The situation in Malakal is unique. lt is the second largest town after the capital, Juba, and can be remembered for its vibrancy and for being a melting pot of everything good about South Sudan – the people, the cultures, and the fresh fish taken directly from the Nile, which crosses majestically through the town.
For years though, Malakal was at the center of the civil war and boldly bore the brunt of its effects. However, things seem to be looking up as many people such as Eliza, are returning to the town to rebuild their lives.
“I appreciate what UNMISS is doing for us such as the training we have received as women, and also the quick impact projects that UNMISS is undertaking. Because of UNMISS, I have learned that I have the ability as a woman to do anything I want to do, including promoting peace. I know now that I have a voice and I can be bold,” she says.
As a way to encourage the process of reintegration, the Upper Nile field office of the United Nations Mission in South Sudan has increased its activities in the town especially those covering law and order, human rights, child protection and civil affairs. These components if solidified would ease the way for even more citizens to return to their homes and livelihoods in Malakal.
“It’s encouraging to see life returning to Malakal albeit slowly.
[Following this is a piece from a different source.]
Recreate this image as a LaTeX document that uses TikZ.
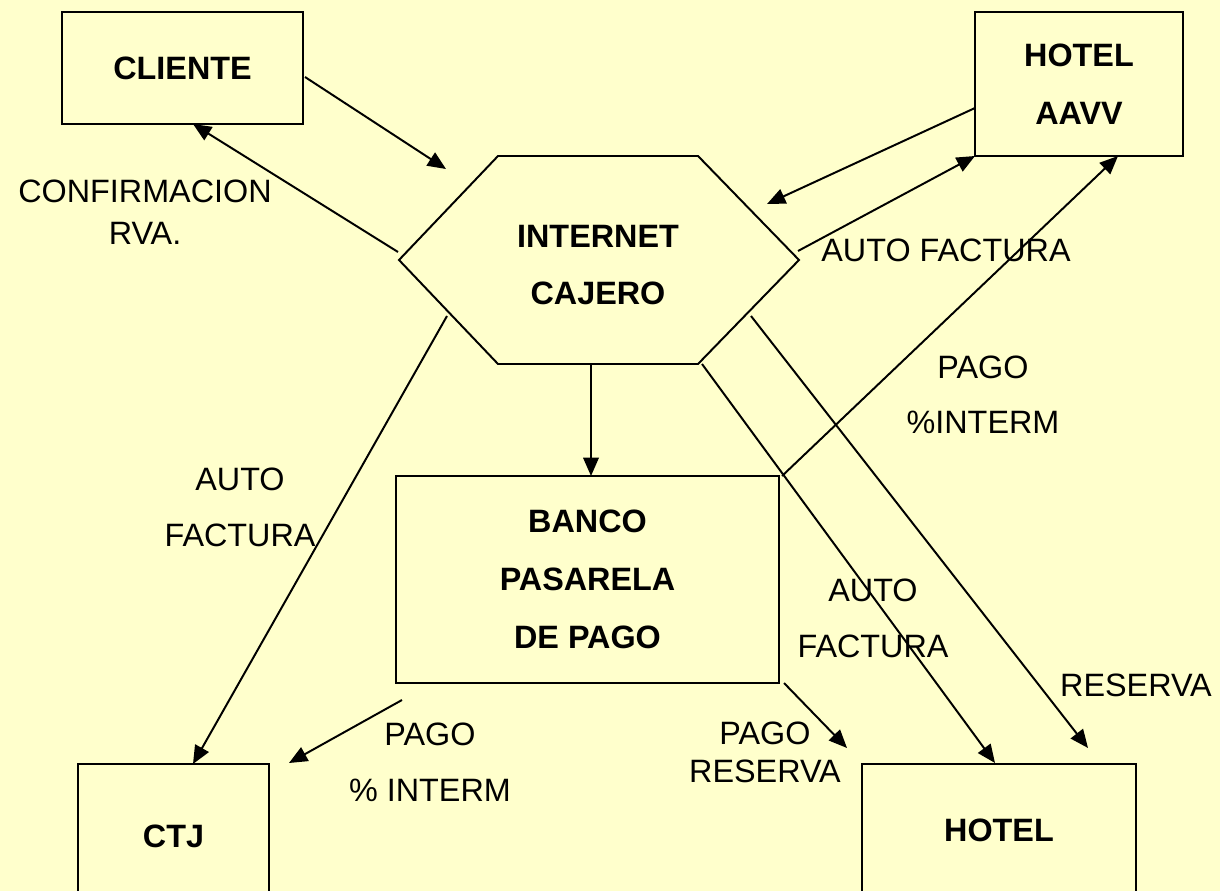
\documentclass[tikz,border=0pt]{standalone}
\usepackage{fontspec}
\setmainfont{Liberation Sans}
\usetikzlibrary{positioning, arrows.meta}
\definecolor{paper}{HTML}{FFFFCC}

\begin{document}
\begin{tikzpicture}[
        x=0.025cm, y=-0.025cm,
        every node/.style={font=\fontsize{23}{41}\selectfont, align=center, inner sep=0pt},
        entity/.style={rectangle, draw, line width=1.4pt, fill=paper, font=\fontsize{23}{41}\selectfont\bfseries},
        caption/.style={font=\fontsize{23}{40}\selectfont},
        edge/.style={-{Triangle[length=13pt,width=11pt]}, line width=1.4pt}
    ]
        % Page
        \path[use as bounding box, fill=paper] (0,0) rectangle (1220,891);
        \clip (0,0) rectangle (1220,891);
        % Central hexagon
        \draw[line width=1.4pt, fill=paper] (399,260) -- (498,156) -- (698,156) -- (799,260) -- (698,364) -- (498,364) -- cycle;
        \node[font=\fontsize{23}{40}\selectfont\bfseries] (inet) at (598,265) {INTERNET\\CAJERO};
        % Boxes
        \node[entity, minimum width=6.025cm, minimum height=2.8cm] (cliente) at (182.5,68) {CLIENTE};
        \node[entity, minimum width=5.2cm, minimum height=3.6cm] (aavv) at (1079,84) {HOTEL\\AAVV};
        \node[entity, minimum width=9.575cm, minimum height=5.175cm] (banco) at (587.5,579.5) {BANCO\\PASARELA\\DE PAGO};
        \node[entity, minimum width=4.775cm, minimum height=3.6cm] (ctj) at (173.5,836) {CTJ};
        \node[entity, minimum width=6.85cm, minimum height=3.3cm] (hotel) at (999,830) {HOTEL};
        % Connector ends
        \coordinate (cliOut) at (305,77);
        \coordinate (hexInA) at (446,169);
        \coordinate (hexOutA) at (398,252);
        \coordinate (cliIn) at (193,124);
        \coordinate (aavvOut) at (975,108);
        \coordinate (hexInB) at (767,204);
        \coordinate (hexOutB) at (798,251);
        \coordinate (aavvInA) at (975,156);
        \coordinate (bancoOutA) at (782,476);
        \coordinate (aavvInB) at (1118,156);
        \coordinate (hexOutC) at (591,364);
        \coordinate (bancoIn) at (591,476);
        \coordinate (hexOutD) at (447,316);
        \coordinate (ctjInA) at (193,764);
        \coordinate (hexOutE) at (702,364);
        \coordinate (hotelInA) at (995,763);
        \coordinate (hexOutF) at (751,316);
        \coordinate (hotelInB) at (1088,748);
        \coordinate (bancoOutB) at (402,700);
        \coordinate (ctjInB) at (289,763);
        \coordinate (bancoOutC) at (784,683);
        \coordinate (hotelInC) at (847,748);
        % Edges
        \draw[edge] (cliOut) -- (hexInA);
        \draw[edge] (hexOutA) -- (cliIn);
        \draw[edge] (aavvOut) -- (hexInB);
        \draw[edge] (hexOutB) -- (aavvInA);
        \draw[edge] (bancoOutA) -- (aavvInB);
        \draw[edge] (hexOutC) -- (bancoIn);
        \draw[edge] (hexOutD) -- (ctjInA);
        \draw[edge] (hexOutE) -- (hotelInA);
        \draw[edge] (hexOutF) -- (hotelInB);
        \draw[edge] (bancoOutB) -- (ctjInB);
        \draw[edge] (bancoOutC) -- (hotelInC);
        % Labels
        \node[font=\fontsize{23}{30}\selectfont] (lblConf) at (145,212) {CONFIRMACION\\RVA.};
        \node[caption] (lblAutoA) at (946,250) {AUTO FACTURA};
        \node[font=\fontsize{23}{39}\selectfont] (lblPagoA) at (983,395) {PAGO\\\%INTERM};
        \node[caption] (lblAutoB) at (240,507) {AUTO\\FACTURA};
        \node[caption] (lblAutoC) at (873,618) {AUTO\\FACTURA};
        \node[caption] (lblRes) at (1136,685) {RESERVA};
        \node[caption] (lblPagoB) at (430,762) {PAGO\\\% INTERM};
        \node[font=\fontsize{23}{27}\selectfont] (lblPagoC) at (765,752) {PAGO\\RESERVA};
    \end{tikzpicture}
\end{document}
The women of Malakal town continuously reiterate to me the need for peace so that their children can go back to school and they can live a life of peace and prosperity,” says the Head of Field Office Hazel Dewet.
In the meantime, Malakal continues to re-awaken, one baker, one fish vendor and one tea maker at a time, with citizens like Eliza making the bold move to return to their homes and rebuild their lives.
“I am praying to God that peace will prevail, that people will refrain from violence and that all the residents of Malakal will return and live together freely in peace and harmony. This is my hope.”